意 見 陳 述 書(第1回審尋へもどる)
陳 述 人 木 村 義 美
1.私は昭和4年に生まれてからずっと笠間市福田に住んで来ました。本件最終処分場の建設予定地から北側にわずか100メートルの所です。私は、昭和47年ころから石原砕石産業という会社に勤務して、本件最終処分場の計画がある場所で砕石作業に従事していました。昭和50年頃からは、2、3人で1日1回、10〜15本のダイナマイトで発破をかけながら、機械を使って地下を掘り始めるようになりました。

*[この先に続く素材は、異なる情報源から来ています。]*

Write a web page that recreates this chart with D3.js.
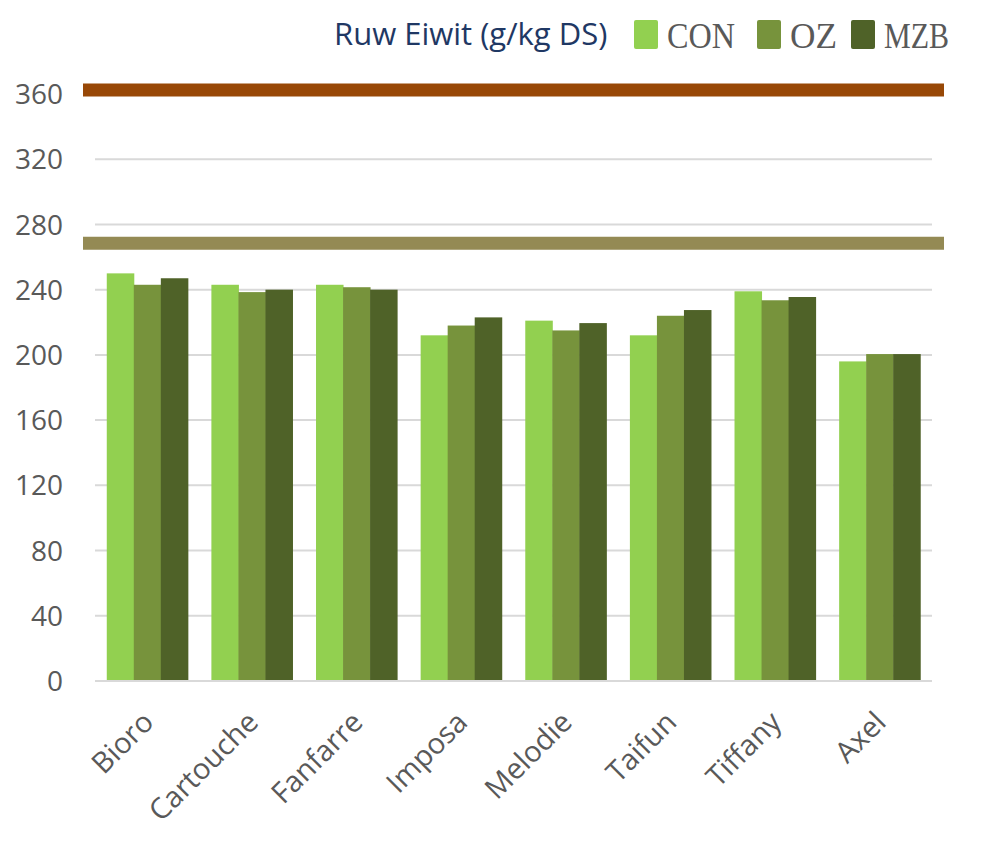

2.その後、昭和56、7年頃に地下を20メートルくらい掘り進み、石灰岩が出始めた所で、地下水が湧き出てきたのです。水は石の間から湧いてきて、掘っている穴の底に20pくらい溜まりました。私たち作業員は、直径4インチのポンプで毎日昼夜に渡って水を排出しなければ砕石作業ができない状況でした。石原砕石産業は、昭和61年7月に倒産して、砕石作業は中止されたのですが、私は、倒産後もちょくちょく砕石現場を見に行っていました。地下水はだんだん砕石現場の跡地に溜まり、作業中止から1年くらいで一杯になり、外へあふれ出るようになったのです。こうして、現在「ふじみ湖」と呼ばれる湖ができたのです。
3.私の家では、昔から敷地内にある井戸の井戸水だけで生活してきました。一応水道も通っているのですが、今まで全く水道水を使ったことはありません。以前から使っていた井戸は、前に述べた採石場で地下を掘り始めた昭和50年頃からだんだん水の出が悪くなりその後使えなくなりました。これは砕石場の湧水のせいだと思います。そのため、私は、平成元年ころ、敷地内に深さ6メートル50センチほどのもう1本の井戸を掘り、この井戸の水を現在まで生活水として使ってきました。
4.ところが、平成14年10月から本件最終処分場の工事としてふじみ湖の水の抜き取り工事が始まると、新しく掘った私の家の井戸の水位が下がりだしたのです。 私は、工事が始まった直後から、井戸の中にひもを降ろし水面までの距離を測るという方法で、井戸の水位の変化を記録してきました。それによると、工事の始めから現在まで、およそ1メートルも水位が下がっています。このように水位が下がったのは今までありませんでした。井戸水を風呂の水として一時に大量に使っても、せいぜい30センチほど水位が下がる程度で、しかも水位はすぐに元に戻っていました。このようなことから、ふじみ湖には湧水がでており、私の井戸もそれとつながっていると考えられます。このまま危険な最終処分場を建設すれば、私が大切な井戸水として使用している井戸が汚染されることは明らかというべきであります。
裁判所におかれては、私の意をお酌み取りいただき、速やかに建設差止めの決定をお出しいただくようにお願いするものです。